*Required work*
Your task is to quote the material that follows, in full and exactly.

*Collected data*
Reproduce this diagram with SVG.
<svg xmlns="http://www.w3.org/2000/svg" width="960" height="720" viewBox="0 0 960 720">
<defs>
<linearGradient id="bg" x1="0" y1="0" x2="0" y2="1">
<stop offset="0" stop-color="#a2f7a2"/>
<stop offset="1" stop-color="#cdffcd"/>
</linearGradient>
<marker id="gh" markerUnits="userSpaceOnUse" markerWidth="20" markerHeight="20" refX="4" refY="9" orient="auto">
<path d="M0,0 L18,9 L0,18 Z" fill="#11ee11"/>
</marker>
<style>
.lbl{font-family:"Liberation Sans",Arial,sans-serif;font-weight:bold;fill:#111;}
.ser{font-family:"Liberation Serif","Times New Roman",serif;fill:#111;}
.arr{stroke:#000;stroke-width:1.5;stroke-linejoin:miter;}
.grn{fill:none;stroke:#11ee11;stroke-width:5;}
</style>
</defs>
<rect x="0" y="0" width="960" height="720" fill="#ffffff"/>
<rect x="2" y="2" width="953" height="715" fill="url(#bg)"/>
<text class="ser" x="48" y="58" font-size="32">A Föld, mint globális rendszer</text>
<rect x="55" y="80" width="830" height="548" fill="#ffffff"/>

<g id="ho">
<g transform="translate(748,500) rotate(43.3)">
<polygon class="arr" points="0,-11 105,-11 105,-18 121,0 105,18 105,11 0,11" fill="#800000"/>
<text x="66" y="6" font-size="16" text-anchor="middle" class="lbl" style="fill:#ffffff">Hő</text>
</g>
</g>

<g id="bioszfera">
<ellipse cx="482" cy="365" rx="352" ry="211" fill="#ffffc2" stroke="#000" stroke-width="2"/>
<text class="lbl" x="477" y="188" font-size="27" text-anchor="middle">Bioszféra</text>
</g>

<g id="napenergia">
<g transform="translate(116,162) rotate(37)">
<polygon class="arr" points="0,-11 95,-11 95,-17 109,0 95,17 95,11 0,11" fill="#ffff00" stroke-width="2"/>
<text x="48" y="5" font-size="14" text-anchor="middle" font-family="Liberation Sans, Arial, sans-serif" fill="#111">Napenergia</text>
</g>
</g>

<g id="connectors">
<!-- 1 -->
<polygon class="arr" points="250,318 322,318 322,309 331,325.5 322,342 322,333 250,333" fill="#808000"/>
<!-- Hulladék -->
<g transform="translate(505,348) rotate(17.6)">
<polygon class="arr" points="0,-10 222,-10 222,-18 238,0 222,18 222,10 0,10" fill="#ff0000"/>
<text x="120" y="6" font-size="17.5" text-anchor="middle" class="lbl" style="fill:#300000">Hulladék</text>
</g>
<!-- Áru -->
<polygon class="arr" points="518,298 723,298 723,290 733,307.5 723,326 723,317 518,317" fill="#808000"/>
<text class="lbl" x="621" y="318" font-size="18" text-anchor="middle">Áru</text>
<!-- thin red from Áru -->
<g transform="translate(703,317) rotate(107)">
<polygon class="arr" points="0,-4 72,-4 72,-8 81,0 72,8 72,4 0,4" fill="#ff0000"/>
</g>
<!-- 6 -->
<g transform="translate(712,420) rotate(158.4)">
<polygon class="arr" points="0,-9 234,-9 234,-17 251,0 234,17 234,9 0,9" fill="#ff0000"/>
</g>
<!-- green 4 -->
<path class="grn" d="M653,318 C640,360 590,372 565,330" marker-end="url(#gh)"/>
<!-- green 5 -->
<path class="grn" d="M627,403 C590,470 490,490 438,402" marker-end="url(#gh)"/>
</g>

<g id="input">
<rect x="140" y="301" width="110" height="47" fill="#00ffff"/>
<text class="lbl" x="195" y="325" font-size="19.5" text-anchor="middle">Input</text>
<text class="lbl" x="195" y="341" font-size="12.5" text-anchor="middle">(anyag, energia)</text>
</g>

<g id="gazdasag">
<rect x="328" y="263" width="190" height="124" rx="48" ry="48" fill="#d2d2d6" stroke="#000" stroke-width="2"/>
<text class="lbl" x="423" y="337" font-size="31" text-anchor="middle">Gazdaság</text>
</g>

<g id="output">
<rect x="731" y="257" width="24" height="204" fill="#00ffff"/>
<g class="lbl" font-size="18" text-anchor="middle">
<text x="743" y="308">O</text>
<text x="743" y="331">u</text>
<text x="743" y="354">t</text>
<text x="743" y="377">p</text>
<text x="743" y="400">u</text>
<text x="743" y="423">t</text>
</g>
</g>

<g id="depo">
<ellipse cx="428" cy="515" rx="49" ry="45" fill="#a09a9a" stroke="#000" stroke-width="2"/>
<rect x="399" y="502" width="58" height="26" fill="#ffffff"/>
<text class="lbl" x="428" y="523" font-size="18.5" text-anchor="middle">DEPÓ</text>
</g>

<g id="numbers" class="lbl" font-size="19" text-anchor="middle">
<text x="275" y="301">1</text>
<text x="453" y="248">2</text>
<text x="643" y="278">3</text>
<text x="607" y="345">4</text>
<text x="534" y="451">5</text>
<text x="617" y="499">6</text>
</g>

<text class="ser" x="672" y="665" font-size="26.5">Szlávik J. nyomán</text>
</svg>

*The reply*
Reproduce this diagram with SVG.
<svg xmlns="http://www.w3.org/2000/svg" width="960" height="720" viewBox="0 0 960 720">
<defs>
<linearGradient id="bg" x1="0" y1="0" x2="0" y2="1">
<stop offset="0" stop-color="#a2f7a2"/>
<stop offset="1" stop-color="#cdffcd"/>
</linearGradient>
<marker id="gh" markerUnits="userSpaceOnUse" markerWidth="20" markerHeight="20" refX="4" refY="9" orient="auto">
<path d="M0,0 L18,9 L0,18 Z" fill="#11ee11"/>
</marker>
<style>
.lbl{font-family:"Liberation Sans",Arial,sans-serif;font-weight:bold;fill:#111;}
.ser{font-family:"Liberation Serif","Times New Roman",serif;fill:#111;}
.arr{stroke:#000;stroke-width:1.5;stroke-linejoin:miter;}
.grn{fill:none;stroke:#11ee11;stroke-width:5;}
</style>
</defs>
<rect x="0" y="0" width="960" height="720" fill="#ffffff"/>
<rect x="2" y="2" width="953" height="715" fill="url(#bg)"/>
<text class="ser" x="48" y="58" font-size="32">A Föld, mint globális rendszer</text>
<rect x="55" y="80" width="830" height="548" fill="#ffffff"/>

<g id="ho">
<g transform="translate(748,500) rotate(43.3)">
<polygon class="arr" points="0,-11 105,-11 105,-18 121,0 105,18 105,11 0,11" fill="#800000"/>
<text x="66" y="6" font-size="16" text-anchor="middle" class="lbl" style="fill:#ffffff">Hő</text>
</g>
</g>

<g id="bioszfera">
<ellipse cx="482" cy="365" rx="352" ry="211" fill="#ffffc2" stroke="#000" stroke-width="2"/>
<text class="lbl" x="477" y="188" font-size="27" text-anchor="middle">Bioszféra</text>
</g>

<g id="napenergia">
<g transform="translate(116,162) rotate(37)">
<polygon class="arr" points="0,-11 95,-11 95,-17 109,0 95,17 95,11 0,11" fill="#ffff00" stroke-width="2"/>
<text x="48" y="5" font-size="14" text-anchor="middle" font-family="Liberation Sans, Arial, sans-serif" fill="#111">Napenergia</text>
</g>
</g>

<g id="connectors">
<!-- 1 -->
<polygon class="arr" points="250,318 322,318 322,309 331,325.5 322,342 322,333 250,333" fill="#808000"/>
<!-- Hulladék -->
<g transform="translate(505,348) rotate(17.6)">
<polygon class="arr" points="0,-10 222,-10 222,-18 238,0 222,18 222,10 0,10" fill="#ff0000"/>
<text x="120" y="6" font-size="17.5" text-anchor="middle" class="lbl" style="fill:#300000">Hulladék</text>
</g>
<!-- Áru -->
<polygon class="arr" points="518,298 723,298 723,290 733,307.5 723,326 723,317 518,317" fill="#808000"/>
<text class="lbl" x="621" y="318" font-size="18" text-anchor="middle">Áru</text>
<!-- thin red from Áru -->
<g transform="translate(703,317) rotate(107)">
<polygon class="arr" points="0,-4 72,-4 72,-8 81,0 72,8 72,4 0,4" fill="#ff0000"/>
</g>
<!-- 6 -->
<g transform="translate(712,420) rotate(158.4)">
<polygon class="arr" points="0,-9 234,-9 234,-17 251,0 234,17 234,9 0,9" fill="#ff0000"/>
</g>
<!-- green 4 -->
<path class="grn" d="M653,318 C640,360 590,372 565,330" marker-end="url(#gh)"/>
<!-- green 5 -->
<path class="grn" d="M627,403 C590,470 490,490 438,402" marker-end="url(#gh)"/>
</g>

<g id="input">
<rect x="140" y="301" width="110" height="47" fill="#00ffff"/>
<text class="lbl" x="195" y="325" font-size="19.5" text-anchor="middle">Input</text>
<text class="lbl" x="195" y="341" font-size="12.5" text-anchor="middle">(anyag, energia)</text>
</g>

<g id="gazdasag">
<rect x="328" y="263" width="190" height="124" rx="48" ry="48" fill="#d2d2d6" stroke="#000" stroke-width="2"/>
<text class="lbl" x="423" y="337" font-size="31" text-anchor="middle">Gazdaság</text>
</g>

<g id="output">
<rect x="731" y="257" width="24" height="204" fill="#00ffff"/>
<g class="lbl" font-size="18" text-anchor="middle">
<text x="743" y="308">O</text>
<text x="743" y="331">u</text>
<text x="743" y="354">t</text>
<text x="743" y="377">p</text>
<text x="743" y="400">u</text>
<text x="743" y="423">t</text>
</g>
</g>

<g id="depo">
<ellipse cx="428" cy="515" rx="49" ry="45" fill="#a09a9a" stroke="#000" stroke-width="2"/>
<rect x="399" y="502" width="58" height="26" fill="#ffffff"/>
<text class="lbl" x="428" y="523" font-size="18.5" text-anchor="middle">DEPÓ</text>
</g>

<g id="numbers" class="lbl" font-size="19" text-anchor="middle">
<text x="275" y="301">1</text>
<text x="453" y="248">2</text>
<text x="643" y="278">3</text>
<text x="607" y="345">4</text>
<text x="534" y="451">5</text>
<text x="617" y="499">6</text>
</g>

<text class="ser" x="672" y="665" font-size="26.5">Szlávik J. nyomán</text>
</svg>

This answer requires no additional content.